"""

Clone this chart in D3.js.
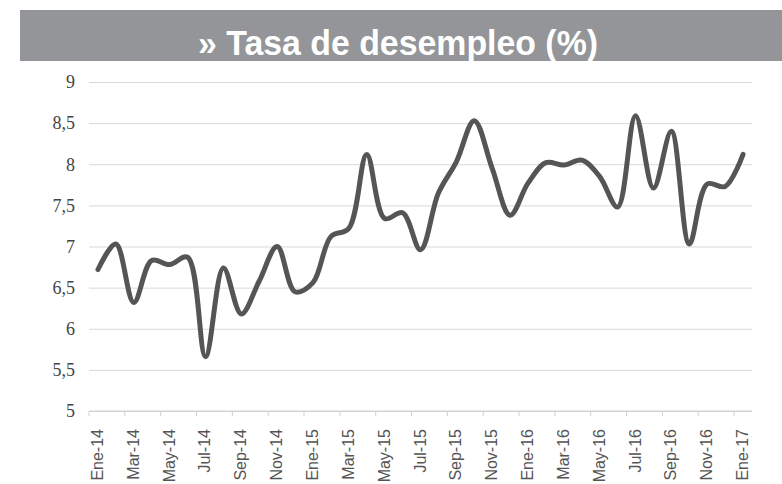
<!DOCTYPE html>
<html>
<head>
<meta charset="utf-8">
<script src="https://cdn.jsdelivr.net/npm/d3@7"></script>
<style>
  body { margin: 0; background: #fff; }
  svg { display: block; }
</style>
</head>
<body>
<svg id="chart"></svg>
<script>
// meses (etiquetas de categoría)
var months = ["Ene-14","Feb-14","Mar-14","Abr-14","May-14","Jun-14","Jul-14","Ago-14","Sep-14","Oct-14","Nov-14","Dic-14",
              "Ene-15","Feb-15","Mar-15","Abr-15","May-15","Jun-15","Jul-15","Ago-15","Sep-15","Oct-15","Nov-15","Dic-15",
              "Ene-16","Feb-16","Mar-16","Abr-16","May-16","Jun-16","Jul-16","Ago-16","Sep-16","Oct-16","Nov-16","Dic-16",
              "Ene-17"];

// tasa de desempleo (%)
var rate = [6.72, 7.03, 6.32, 6.83, 6.78, 6.87, 5.66, 6.74, 6.18, 6.58, 7.00, 6.45,
            6.56, 7.12, 7.22, 8.12, 7.34, 7.41, 6.96, 7.65, 8.03, 8.53, 7.95, 7.38,
            7.77, 8.02, 7.99, 8.05, 7.85, 7.48, 8.59, 7.71, 8.40, 7.03, 7.76, 7.73,
            8.12];

var yTicks = [5, 5.5, 6, 6.5, 7, 7.5, 8, 8.5, 9];
var title = "\u00BB Tasa de desempleo (%)";

/*
	Container
 */
var container = { width: 782, height: 484 };
var plot = { left: 89, right: 752, top: 82, bottom: 411 };

var svg = d3.select('#chart')
	.attr('width', container.width)
	.attr('height', container.height);

/*
	Title bar
 */
svg.append('rect')
	.attr('x', 20).attr('y', 10)
	.attr('width', container.width - 20).attr('height', 51)
	.attr('fill', '#939598');

svg.append('text')
	.attr('x', 398).attr('y', 55)
	.attr('text-anchor', 'middle')
	.attr('fill', '#fff')
	.attr('font-family', 'Liberation Sans, Arial, sans-serif')
	.attr('font-weight', 'bold')
	.attr('font-size', 35)
	.attr('textLength', 400)
	.attr('lengthAdjust', 'spacingAndGlyphs')
	.text(title);

/*
	Scales
 */
var x = d3.scaleBand().domain(months).range([plot.left, plot.right]);
var y = d3.scaleLinear().domain([5, 9]).range([plot.bottom, plot.top]);

/*
	Y axis + gridlines
 */
var yAxis = d3.axisLeft(y)
	.tickValues(yTicks)
	.tickSize(-(plot.right - plot.left))
	.tickPadding(14)
	.tickFormat(function(d){ return String(d).replace('.', ','); });

var gy = svg.append('g')
	.attr('transform', 'translate(' + plot.left + ',0)')
	.call(yAxis);
gy.select('.domain').remove();
gy.selectAll('.tick line').attr('stroke', '#d9d9d9').attr('stroke-width', 1);
gy.selectAll('.tick text')
	.attr('fill', '#444')
	.attr('font-family', 'Liberation Serif, Cambria, serif')
	.attr('font-size', 18);

/*
	X axis
 */
svg.append('line')
	.attr('x1', plot.left).attr('x2', plot.right)
	.attr('y1', plot.bottom).attr('y2', plot.bottom)
	.attr('stroke', '#d0d0d0');

var labelled = months.filter(function(m, i){ return i % 2 === 0; });

svg.append('g').selectAll('line')
	.data(labelled)
	.enter().append('line')
	.attr('x1', function(d){ return x(d); })
	.attr('x2', function(d){ return x(d); })
	.attr('y1', plot.bottom).attr('y2', plot.bottom + 5)
	.attr('stroke', '#d0d0d0');

svg.append('g').selectAll('text')
	.data(labelled)
	.enter().append('text')
	.attr('transform', function(d){
		return 'translate(' + (x(d) + x.bandwidth() / 2 + 5) + ',' + (plot.bottom + 18) + ') rotate(-90)';
	})
	.attr('text-anchor', 'end')
	.attr('fill', '#555')
	.attr('font-family', 'Liberation Sans, Arial, sans-serif')
	.attr('font-size', 16)
	.text(function(d){ return d; });

/*
	Line
 */
var line = d3.line()
	.x(function(d, i){ return x(months[i]) + x.bandwidth() / 2; })
	.y(function(d){ return y(d); })
	.curve(d3.curveCatmullRom);

svg.append('path')
	.datum(rate)
	.attr('d', line)
	.attr('fill', 'none')
	.attr('stroke', '#555')
	.attr('stroke-width', 5)
	.attr('stroke-linejoin', 'round')
	.attr('stroke-linecap', 'round');
</script>
</body>
</html>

"""

Directions for this task: Leaving the pictures aside, transcribe the entire listing exactly.

Answer below:
Clone this chart in D3.js.
<!DOCTYPE html>
<html>
<head>
<meta charset="utf-8">
<script src="https://cdn.jsdelivr.net/npm/d3@7"></script>
<style>
  body { margin: 0; background: #fff; }
  svg { display: block; }
</style>
</head>
<body>
<svg id="chart"></svg>
<script>
// meses (etiquetas de categoría)
var months = ["Ene-14","Feb-14","Mar-14","Abr-14","May-14","Jun-14","Jul-14","Ago-14","Sep-14","Oct-14","Nov-14","Dic-14",
              "Ene-15","Feb-15","Mar-15","Abr-15","May-15","Jun-15","Jul-15","Ago-15","Sep-15","Oct-15","Nov-15","Dic-15",
              "Ene-16","Feb-16","Mar-16","Abr-16","May-16","Jun-16","Jul-16","Ago-16","Sep-16","Oct-16","Nov-16","Dic-16",
              "Ene-17"];

// tasa de desempleo (%)
var rate = [6.72, 7.03, 6.32, 6.83, 6.78, 6.87, 5.66, 6.74, 6.18, 6.58, 7.00, 6.45,
            6.56, 7.12, 7.22, 8.12, 7.34, 7.41, 6.96, 7.65, 8.03, 8.53, 7.95, 7.38,
            7.77, 8.02, 7.99, 8.05, 7.85, 7.48, 8.59, 7.71, 8.40, 7.03, 7.76, 7.73,
            8.12];

var yTicks = [5, 5.5, 6, 6.5, 7, 7.5, 8, 8.5, 9];
var title = "\u00BB Tasa de desempleo (%)";

/*
	Container
 */
var container = { width: 782, height: 484 };
var plot = { left: 89, right: 752, top: 82, bottom: 411 };

var svg = d3.select('#chart')
	.attr('width', container.width)
	.attr('height', container.height);

/*
	Title bar
 */
svg.append('rect')
	.attr('x', 20).attr('y', 10)
	.attr('width', container.width - 20).attr('height', 51)
	.attr('fill', '#939598');

svg.append('text')
	.attr('x', 398).attr('y', 55)
	.attr('text-anchor', 'middle')
	.attr('fill', '#fff')
	.attr('font-family', 'Liberation Sans, Arial, sans-serif')
	.attr('font-weight', 'bold')
	.attr('font-size', 35)
	.attr('textLength', 400)
	.attr('lengthAdjust', 'spacingAndGlyphs')
	.text(title);

/*
	Scales
 */
var x = d3.scaleBand().domain(months).range([plot.left, plot.right]);
var y = d3.scaleLinear().domain([5, 9]).range([plot.bottom, plot.top]);

/*
	Y axis + gridlines
 */
var yAxis = d3.axisLeft(y)
	.tickValues(yTicks)
	.tickSize(-(plot.right - plot.left))
	.tickPadding(14)
	.tickFormat(function(d){ return String(d).replace('.', ','); });

var gy = svg.append('g')
	.attr('transform', 'translate(' + plot.left + ',0)')
	.call(yAxis);
gy.select('.domain').remove();
gy.selectAll('.tick line').attr('stroke', '#d9d9d9').attr('stroke-width', 1);
gy.selectAll('.tick text')
	.attr('fill', '#444')
	.attr('font-family', 'Liberation Serif, Cambria, serif')
	.attr('font-size', 18);

/*
	X axis
 */
svg.append('line')
	.attr('x1', plot.left).attr('x2', plot.right)
	.attr('y1', plot.bottom).attr('y2', plot.bottom)
	.attr('stroke', '#d0d0d0');

var labelled = months.filter(function(m, i){ return i % 2 === 0; });

svg.append('g').selectAll('line')
	.data(labelled)
	.enter().append('line')
	.attr('x1', function(d){ return x(d); })
	.attr('x2', function(d){ return x(d); })
	.attr('y1', plot.bottom).attr('y2', plot.bottom + 5)
	.attr('stroke', '#d0d0d0');

svg.append('g').selectAll('text')
	.data(labelled)
	.enter().append('text')
	.attr('transform', function(d){
		return 'translate(' + (x(d) + x.bandwidth() / 2 + 5) + ',' + (plot.bottom + 18) + ') rotate(-90)';
	})
	.attr('text-anchor', 'end')
	.attr('fill', '#555')
	.attr('font-family', 'Liberation Sans, Arial, sans-serif')
	.attr('font-size', 16)
	.text(function(d){ return d; });

/*
	Line
 */
var line = d3.line()
	.x(function(d, i){ return x(months[i]) + x.bandwidth() / 2; })
	.y(function(d){ return y(d); })
	.curve(d3.curveCatmullRom);

svg.append('path')
	.datum(rate)
	.attr('d', line)
	.attr('fill', 'none')
	.attr('stroke', '#555')
	.attr('stroke-width', 5)
	.attr('stroke-linejoin', 'round')
	.attr('stroke-linecap', 'round');
</script>
</body>
</html>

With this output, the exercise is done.